Leave out the pictures and retype only the lines from the opening line to the line that holds "3650, step: 5", both ends included.
━━━━━━━━━━━━━━━━━━━━
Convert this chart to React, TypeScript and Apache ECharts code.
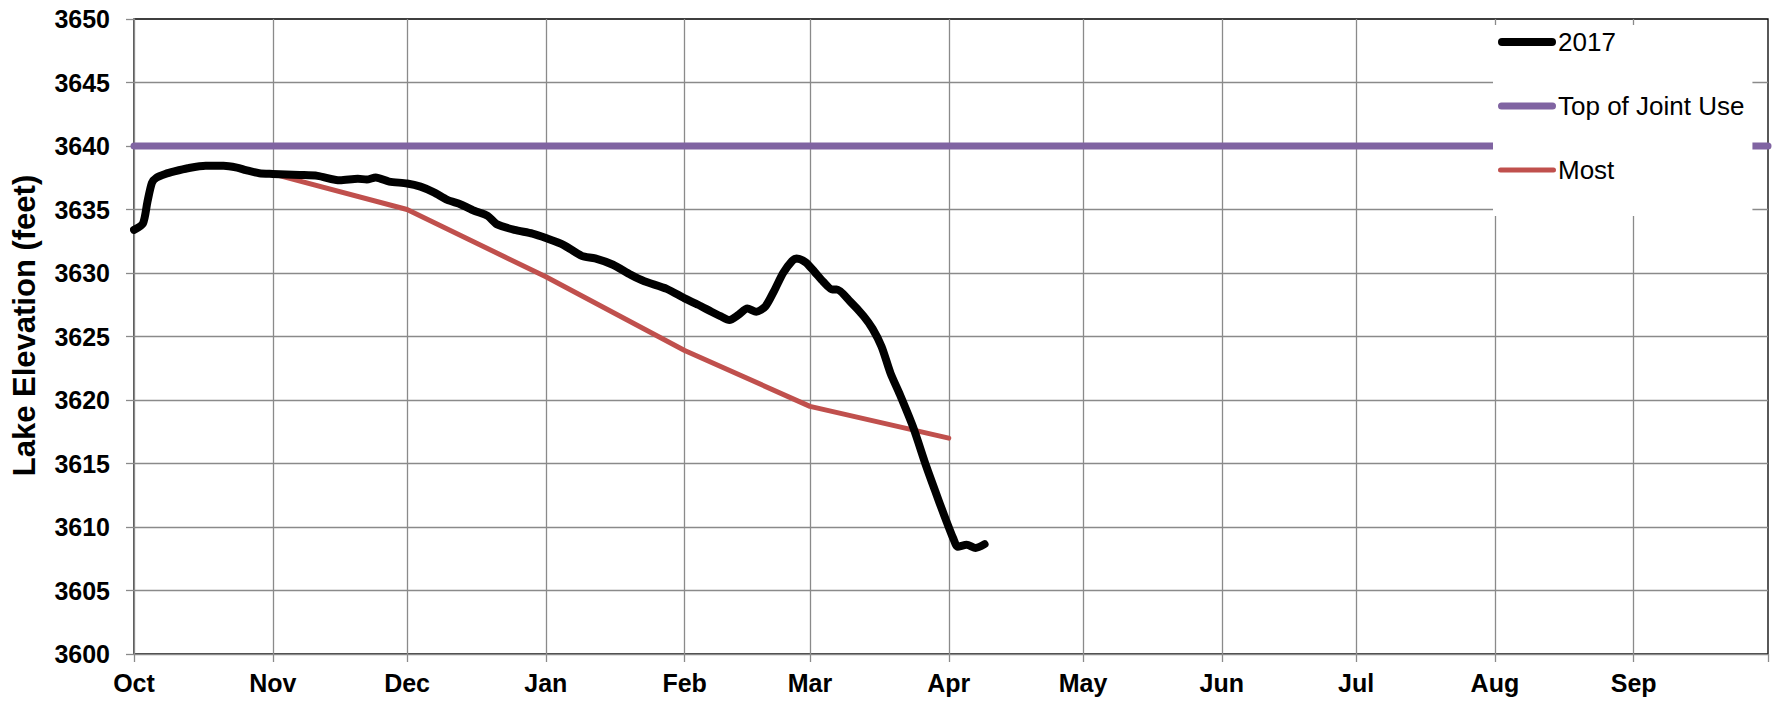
import React, { useEffect, useRef } from 'react';
import * as echarts from 'echarts';

// ---- Data ----
const monthLabels = ['Jan', 'Feb', 'Mar', 'Apr', 'May', 'Jun', 'Jul', 'Aug', 'Sep', 'Oct', 'Nov', 'Dec'];
const yTicks = { min: 3600, max: 3650, step: 5 };

const elev2017Dates = [
  '2016-10-01', '2016-10-03', '2016-10-04', '2016-10-05', '2016-10-06', '2016-10-08', '2016-10-10',
  '2016-10-13', '2016-10-17', '2016-10-21', '2016-10-24', '2016-10-26', '2016-10-29',
  '2016-11-01', '2016-11-07', '2016-11-11', '2016-11-16', '2016-11-20', '2016-11-22', '2016-11-24', '2016-11-27',
  '2016-12-01', '2016-12-04', '2016-12-07', '2016-12-10', '2016-12-13', '2016-12-16', '2016-12-19', '2016-12-21',
  '2016-12-25', '2016-12-29',
  '2017-01-01', '2017-01-05', '2017-01-09', '2017-01-12', '2017-01-16', '2017-01-20', '2017-01-23', '2017-01-28',
  '2017-02-01', '2017-02-04', '2017-02-07', '2017-02-09', '2017-02-11', '2017-02-13', '2017-02-15', '2017-02-17',
  '2017-02-19', '2017-02-21', '2017-02-23', '2017-02-25', '2017-02-26', '2017-02-28',
  '2017-03-02', '2017-03-04', '2017-03-06', '2017-03-07', '2017-03-10', '2017-03-13', '2017-03-15', '2017-03-17',
  '2017-03-19', '2017-03-21', '2017-03-24', '2017-03-27', '2017-03-29', '2017-03-31',
  '2017-04-02', '2017-04-03', '2017-04-05', '2017-04-07', '2017-04-09',
];
const elev2017Values = [
  3633.4, 3633.9, 3635.6, 3637.1, 3637.5, 3637.8, 3638.0,
  3638.25, 3638.45, 3638.45, 3638.3, 3638.1, 3637.85,
  3637.8, 3637.72, 3637.65, 3637.3, 3637.42, 3637.36, 3637.52, 3637.2,
  3637.05, 3636.8, 3636.35, 3635.75, 3635.4, 3634.9, 3634.5, 3633.85,
  3633.4, 3633.1,
  3632.75, 3632.2, 3631.35, 3631.15, 3630.65, 3629.85, 3629.35, 3628.75,
  3628.0, 3627.5, 3626.95, 3626.6, 3626.3, 3626.7, 3627.2, 3626.95,
  3627.35, 3628.6, 3630.0, 3630.95, 3631.15, 3630.85,
  3630.1, 3629.3, 3628.7, 3628.7, 3627.75, 3626.6, 3625.6, 3624.2,
  3622.1, 3620.5, 3617.9, 3614.75, 3612.8, 3610.9,
  3609.1, 3608.45, 3608.6, 3608.35, 3608.65,
];

const jointUseDates = ['2016-10-01', '2017-10-01'];
const jointUseValues = [3640, 3640];

const mostDates = ['2016-11-01', '2016-12-01', '2017-01-01', '2017-02-01', '2017-03-01', '2017-04-01'];
const mostValues = [3637.8, 3635.0, 3629.7, 3623.9, 3619.5, 3617.0];

// ---- Axis categories (one per day, water year Oct 2016 - Oct 1 2017) ----
const categories: string[] = [];
for (let i = 0; i < 366; i++) {
  const d = new Date(Date.UTC(2016, 9, 1 + i));
  categories.push(d.toISOString().slice(0, 10));
}
const catIndex: Record<string, number> = {};
categories.forEach((c, i) => (catIndex[c] = i));
const lastIdx = categories.length - 1;
const isMonthStart = (i: number) => categories[i] !== undefined && categories[i].endsWith('-01');

const toPairs = (dates: string[], vals: number[]) => dates.map((d, i) => [catIndex[d], vals[i]]);

// rounded-line legend icon of width 58 and thickness t
const lineIcon = (t: number) => {
  const r = t / 2;
  return `path://M${r},0 L${58 - r},0 A${r},${r} 0 0 1 ${58 - r},${t} L${r},${t} A${r},${r} 0 0 1 ${r},0 Z`;
};

const FONT = '"Liberation Sans", Arial, Helvetica, sans-serif';
const GRID_GRAY = '#8a8a8a';

export default function App() {
  const ref = useRef<HTMLDivElement>(null);

  useEffect(() => {
    if (!ref.current) return;
    const chart = echarts.init(ref.current, undefined, { renderer: 'svg' });
    chart.setOption({
      animation: false,
      backgroundColor: '#ffffff',
      textStyle: { fontFamily: FONT },
      grid: {
        left: 134,
        top: 19,
        right: 11,
        bottom: 49,
        show: true,
        borderColor: '#000000',
        borderWidth: 1.3,
        backgroundColor: 'transparent',
      },
      legend: {
        orient: 'vertical',
        left: 1493,
        top: 25,
        backgroundColor: '#ffffff',
        padding: [4, 8, 33, 5],
        itemGap: 38,
        itemWidth: 58,
        itemHeight: 8,
        symbolKeepAspect: true,
        textStyle: { fontSize: 26, color: '#000000', fontFamily: FONT, padding: [0, 0, 0, -3] },
        data: [
          { name: '2017', icon: lineIcon(8), itemStyle: { color: '#000000' } },
          { name: 'Top of Joint Use', icon: lineIcon(7), itemStyle: { color: '#8064A2' } },
          { name: 'Most', icon: lineIcon(5), itemStyle: { color: '#C0504D' } },
        ],
      },
      xAxis: {
        type: 'category',
        data: categories,
        boundaryGap: false,
        axisLine: { lineStyle: { color: GRID_GRAY, width: 1.3 } },
        axisTick: {
          show: true,
          interval: (i: number) => isMonthStart(i),
          length: 8,
          lineStyle: { color: GRID_GRAY, width: 1.3 },
        },
        axisLabel: {
          interval: (i: number) => isMonthStart(i) && i < lastIdx,
          formatter: (v: string) => monthLabels[parseInt(v.slice(5, 7), 10) - 1],
          fontSize: 25,
          fontWeight: 'bold',
          color: '#000000',
          fontFamily: FONT,
          margin: 16,
        },
        splitLine: {
          show: true,
          interval: (i: number) => isMonthStart(i) && i > 0 && i < lastIdx,
          lineStyle: { color: GRID_GRAY, width: 1.3 },
        },
      },
      yAxis: {
        type: 'value',
        min: yTicks.min,
        max: yTicks.max,
        interval: yTicks.step,
        name: 'Lake Elevation (feet)',
        nameLocation: 'middle',
        nameRotate: 90,
        nameGap: 94,
        nameTextStyle: {
          fontSize: 31,
          fontWeight: 'bold',
          color: '#000000',
          fontFamily: FONT,
          padding: [0, 0, 0, 22],
        },
        axisLine: { show: true, lineStyle: { color: GRID_GRAY, width: 1.3 } },
        axisTick: { show: true, length: 8, lineStyle: { color: GRID_GRAY, width: 1.3 } },
        axisLabel: {
          formatter: (v: number) => String(v),
          fontSize: 25,
          fontWeight: 'bold',
          color: '#000000',
          fontFamily: FONT,
          margin: 24,
        },
        splitLine: {
          show: true,
          showMinLine: false,
          showMaxLine: false,
          lineStyle: { color: GRID_GRAY, width: 1.3 },
        },
      },
      series: [
        {
          name: '2017',
          type: 'line',
          data: toPairs(elev2017Dates, elev2017Values),
          symbol: 'none',
          smooth: 0.25,
          z: 4,
          lineStyle: { color: '#000000', width: 8, cap: 'round', join: 'round' },
          itemStyle: { color: '#000000' },
        },
        {
          name: 'Top of Joint Use',
          type: 'line',
          data: toPairs(jointUseDates, jointUseValues),
          symbol: 'none',
          z: 3,
          lineStyle: { color: '#8064A2', width: 7, cap: 'round' },
          itemStyle: { color: '#8064A2' },
        },
        {
          name: 'Most',
          type: 'line',
          data: toPairs(mostDates, mostValues),
          symbol: 'none',
          z: 3,
          lineStyle: { color: '#C0504D', width: 5, cap: 'round', join: 'round' },
          itemStyle: { color: '#C0504D' },
        },
      ],
    });
    return () => chart.dispose();
  }, []);

  return (
    <div
      ref={ref}
      style={{ position: 'fixed', left: 0, top: 0, width: 1779, height: 703, background: '#ffffff' }}
    />
  );
}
━━━━━━━━━━━━━━━━━━━━
### Result for this exercise
Convert this chart to React, TypeScript and Apache ECharts code.
import React, { useEffect, useRef } from 'react';
import * as echarts from 'echarts';

// ---- Data ----
const monthLabels = ['Jan', 'Feb', 'Mar', 'Apr', 'May', 'Jun', 'Jul', 'Aug', 'Sep', 'Oct', 'Nov', 'Dec'];
const yTicks = { min: 3600, max: 3650, step: 5 };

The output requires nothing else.